After reviewing how the WSA law integrates water agencies’ WSAs into the CEQA review procedures administered by land-use agencies, the Court held that “in our view the WSA is, like respondents and the Amicus Curiae posit, a technical, informational, advisory opinion of the water provider.” The Court explained that “[t]he WSA’s role in the EIR process is akin to that of other informational opinions provided by other entities concerning potential environmental impacts—such as traffic, population density or air quality.” (Id. at 1486.)

The Court observed that a water supplier’s “adoption of a WSA does not create a right or entitlement to water service, or impose, expand, or limit any duty concerning the obligation of a public water system to provide certain service.” (Id. at 1487.) The Court emphasized that “the [CEQA] lead agency is required by statute to make the ultimate determination ... whether water supplies are sufficient” and that, “[u]nder the WSA law framework, the ‘final’ decision for purposes of writ review occurs only after the lead agency acts—completes its obligations under the WSA and CEQA.” (Id at 1487-88.)

The Court observed that its holding was “fully consistent with the manner in which judicial challenges are asserted to assail the adequacy of environmental impact determinations in general,” which are “properly commenced after the lead agency certifies the EIR and approves the project.” (Id. at 1488 [emphasis in original].)

C-WIN Failed to Exhaust Remedies

The Court also found that C-WIN failed to exhaust its administrative remedies before seeking judicial review of the water supply adequacy determination for the proposed Project. The Court noted that the exhaustion doctrine’s principal purposes include “avoidance of premature interruption of administrative processes; allowing an agency to develop the necessary factual background of the case; letting the agency apply its expertise and exercise its statutory discretion; administrative efficiency and judicial economy.” (Id. at 1489.)

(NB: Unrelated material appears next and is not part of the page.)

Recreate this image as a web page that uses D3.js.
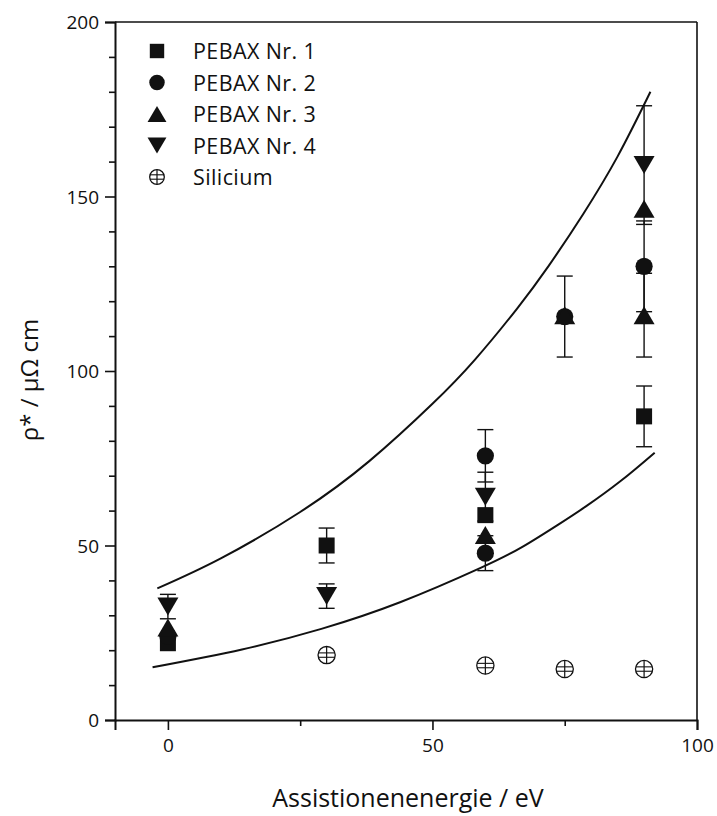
<!DOCTYPE html>
<html>
<head>
<meta charset="utf-8">
<script src="https://cdn.jsdelivr.net/npm/d3@7"></script>
<style>
  html, body { margin: 0; padding: 0; background: #fff; }
  svg { display: block; }
  text { font-family: "Open Sans", "Noto Sans", sans-serif; fill: #111; }
</style>
</head>
<body>
<svg id="chart" width="717" height="816"></svg>
<script>
// Assist ion energy (eV) and specific resistivity (µΩ cm) per sample
const seriesNames = ["PEBAX Nr. 1", "PEBAX Nr. 2", "PEBAX Nr. 3", "PEBAX Nr. 4", "Silicium"];

const pebax1X = [0, 30, 60, 90];
const pebax1Y = [22, 50, 58.7, 87];
const pebax1Err = [0, 5, 0, 8.7];

const pebax2X = [0, 60, 60, 75, 90];
const pebax2Y = [24, 75.7, 47.8, 115.6, 130];
const pebax2Err = [0, 7.5, 5, 11.6, 13];

const pebax3X = [0, 60, 75, 90, 90];
const pebax3Y = [26.5, 53, 116, 146.5, 116];
const pebax3Err = [0, 0, 0, 0, 12];

const pebax4X = [0, 30, 60, 90];
const pebax4Y = [32.5, 35.5, 64, 159];
const pebax4Err = [3.5, 3.5, 7, 17];

const siliciumX = [30, 60, 75, 90];
const siliciumY = [18.6, 15.6, 14.6, 14.6];

// Upper and lower bounding curves
const upperCurveX = [-2, 10, 25, 38, 50, 58, 66, 72, 78.5, 85, 91.2];
const upperCurveY = [37.7, 46.3, 59.6, 74.1, 90.6, 103.2, 117.9, 130.2, 145, 161.5, 180];
const lowerCurveX = [-2.9, 14, 29, 44, 59, 67, 74, 79, 85.5, 92];
const lowerCurveY = [15.1, 20.2, 26.1, 33.8, 43.5, 49.6, 56.2, 61.2, 68.4, 76.6];

const xTicks = [0, 50, 100];
const xMinorTicks = [25, 75];
const yTicks = [0, 50, 100, 150, 200];
const yMinorTicks = d3.range(10, 200, 10).filter(v => v % 50 !== 0);

const svg = d3.select("#chart");
const L = 115, R = 697, T = 22, B = 720;

const x = d3.scaleLinear().domain([-10, 100]).range([L, R]);
const y = d3.scaleLinear().domain([0, 200]).range([B, T]);

const ink = "#111";

// Frame (top and right)
svg.append("line").attr("x1", L).attr("x2", R).attr("y1", T).attr("y2", T)
  .attr("stroke", ink).attr("stroke-width", 1.6);
svg.append("line").attr("x1", R).attr("x2", R).attr("y1", T).attr("y2", B)
  .attr("stroke", ink).attr("stroke-width", 1.6);

// Bottom axis
const xAxis = svg.append("g").attr("transform", `translate(0,${B})`)
  .call(d3.axisBottom(x).tickValues(xTicks).tickSize(10).tickPadding(9).tickFormat(d3.format("d")));
const xMinor = svg.append("g").attr("transform", `translate(0,${B})`)
  .call(d3.axisBottom(x).tickValues(xMinorTicks).tickSize(6).tickFormat(""));

// Left axis
const yAxis = svg.append("g").attr("transform", `translate(${L},0)`)
  .call(d3.axisLeft(y).tickValues(yTicks).tickSize(10).tickPadding(6).tickFormat(d3.format("d")));
const yMinor = svg.append("g").attr("transform", `translate(${L},0)`)
  .call(d3.axisLeft(y).tickValues(yMinorTicks).tickSize(6).tickFormat(""));

[xAxis, xMinor, yAxis, yMinor].forEach(g => {
  g.select(".domain").attr("stroke", ink).attr("stroke-width", 2);
  g.selectAll(".tick line").attr("stroke", ink).attr("stroke-width", 1.6);
  g.selectAll(".tick text").style("font-family", "'Open Sans', sans-serif")
    .style("font-size", "19px").attr("fill", ink);
});
xMinor.select(".domain").remove();
yMinor.select(".domain").remove();
yAxis.selectAll(".tick text").attr("dy", "0.36em");

// Axis titles
svg.append("text").attr("x", 408).attr("y", 807)
  .attr("text-anchor", "middle").style("font-size", "25px")
  .text("Assistionenenergie / eV");
svg.append("text")
  .attr("transform", `translate(38,${(T + B) / 2 + 9}) rotate(-90)`)
  .attr("text-anchor", "middle").style("font-size", "24px")
  .text("ρ* / µΩ cm");

// Curves
const line = d3.line().x(d => x(d[0])).y(d => y(d[1])).curve(d3.curveNatural);
svg.append("path").datum(d3.zip(upperCurveX, upperCurveY)).attr("d", line)
  .attr("fill", "none").attr("stroke", ink).attr("stroke-width", 2);
svg.append("path").datum(d3.zip(lowerCurveX, lowerCurveY)).attr("d", line)
  .attr("fill", "none").attr("stroke", ink).attr("stroke-width", 2);

// Marker shapes
function drawMarker(g, shape, cx, cy, scale = 1) {
  if (shape === "square") {
    const s = 16 * scale;
    g.append("rect").attr("x", cx - s / 2).attr("y", cy - s / 2).attr("width", s).attr("height", s).attr("fill", ink);
  } else if (shape === "circle") {
    g.append("circle").attr("cx", cx).attr("cy", cy).attr("r", 8.6 * scale).attr("fill", ink);
  } else if (shape === "up") {
    const w = 21 * scale, h = 18 * scale;
    g.append("path").attr("d", `M${cx - w / 2},${cy + h / 2}L${cx + w / 2},${cy + h / 2}L${cx},${cy - h / 2}Z`).attr("fill", ink);
  } else if (shape === "down") {
    const w = 21 * scale, h = 18 * scale;
    g.append("path").attr("d", `M${cx - w / 2},${cy - h / 2}L${cx + w / 2},${cy - h / 2}L${cx},${cy + h / 2}Z`).attr("fill", ink);
  } else if (shape === "globe") {
    const r = 8.6 * scale;
    g.append("circle").attr("cx", cx).attr("cy", cy).attr("r", r)
      .attr("fill", "#fff").attr("stroke", ink).attr("stroke-width", 1.3);
    g.append("line").attr("x1", cx).attr("x2", cx).attr("y1", cy - r).attr("y2", cy + r)
      .attr("stroke", ink).attr("stroke-width", 1.2);
    [-2.2, 2.2].forEach(o => {
      const hw = Math.sqrt(r * r - o * o);
      g.append("line").attr("x1", cx - hw).attr("x2", cx + hw).attr("y1", cy + o).attr("y2", cy + o)
        .attr("stroke", ink).attr("stroke-width", 1.1);
    });
  }
}

// Error bars
function drawErr(g, xv, yv, e) {
  if (!e) return;
  const cx = x(xv), y1 = y(yv + e), y2 = y(yv - e), cw = 8;
  g.append("line").attr("x1", cx).attr("x2", cx).attr("y1", y1).attr("y2", y2)
    .attr("stroke", ink).attr("stroke-width", 1.4);
  [y1, y2].forEach(yy => g.append("line").attr("x1", cx - cw).attr("x2", cx + cw)
    .attr("y1", yy).attr("y2", yy).attr("stroke", ink).attr("stroke-width", 1.4));
}

const series = [
  { name: seriesNames[0], shape: "square", xs: pebax1X, ys: pebax1Y, es: pebax1Err },
  { name: seriesNames[1], shape: "circle", xs: pebax2X, ys: pebax2Y, es: pebax2Err },
  { name: seriesNames[2], shape: "up", xs: pebax3X, ys: pebax3Y, es: pebax3Err },
  { name: seriesNames[3], shape: "down", xs: pebax4X, ys: pebax4Y, es: pebax4Err },
  { name: seriesNames[4], shape: "globe", xs: siliciumX, ys: siliciumY, es: siliciumX.map(() => 0) }
];

const errLayer = svg.append("g");
const markLayer = svg.append("g");
series.forEach(s => {
  s.xs.forEach((xv, i) => {
    drawErr(errLayer, xv, s.ys[i], s.es[i]);
    drawMarker(markLayer, s.shape, x(xv), y(s.ys[i]));
  });
});

// Legend
const legend = svg.append("g");
series.forEach((s, i) => {
  const ly = 51 + i * 31.5;
  drawMarker(legend, s.shape, 157, ly, s.shape === "globe" ? 0.85 : 0.9);
  legend.append("text").attr("x", 193).attr("y", ly + 8)
    .style("font-size", "21.5px").style("letter-spacing", "0.4px").text(s.name);
});
</script>
</body>
</html>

The Court held that C-WIN should have presented its water availability concerns to the City before litigating the District’s WSA, because “the City in this case has the power to assess C-WIN’s claims and provide the requested relief.” (Id. at 1491.) The Court found that it is only through that approach that the Court would have the benefit of the views of those having expertise in matters of local land use and water supply issues, including the analysis and recommendations of the City decisionmakers.” (Id.) The Court concluded that “C-WIN has not convinced us that ... asserting a challenge to the WSA as part of a challenge to the EIR after the City has certified the EIR and approved the project, would result in unworkable or inadequate judicial review of the water supply assessment.” (Id. [emphasis in original].)

Conclusion

Mark Twain said, “In California water is for fighting and whiskey is for drinking.” Nowhere does that sentiment remain more true than in the modern-day water wars arising between project opponents and the cities, counties and public water suppliers that are striving to ensure adequate housing and workplaces for California’s growing population. The holding in C-WIN helps to ensure the logical, orderly assessment of water supply adequacy prior to a decision to approve a proposed development project, while ensuring the availability of judicial review to test the basis for a land-use agency’s determination that water supplies will be adequate to serve new development.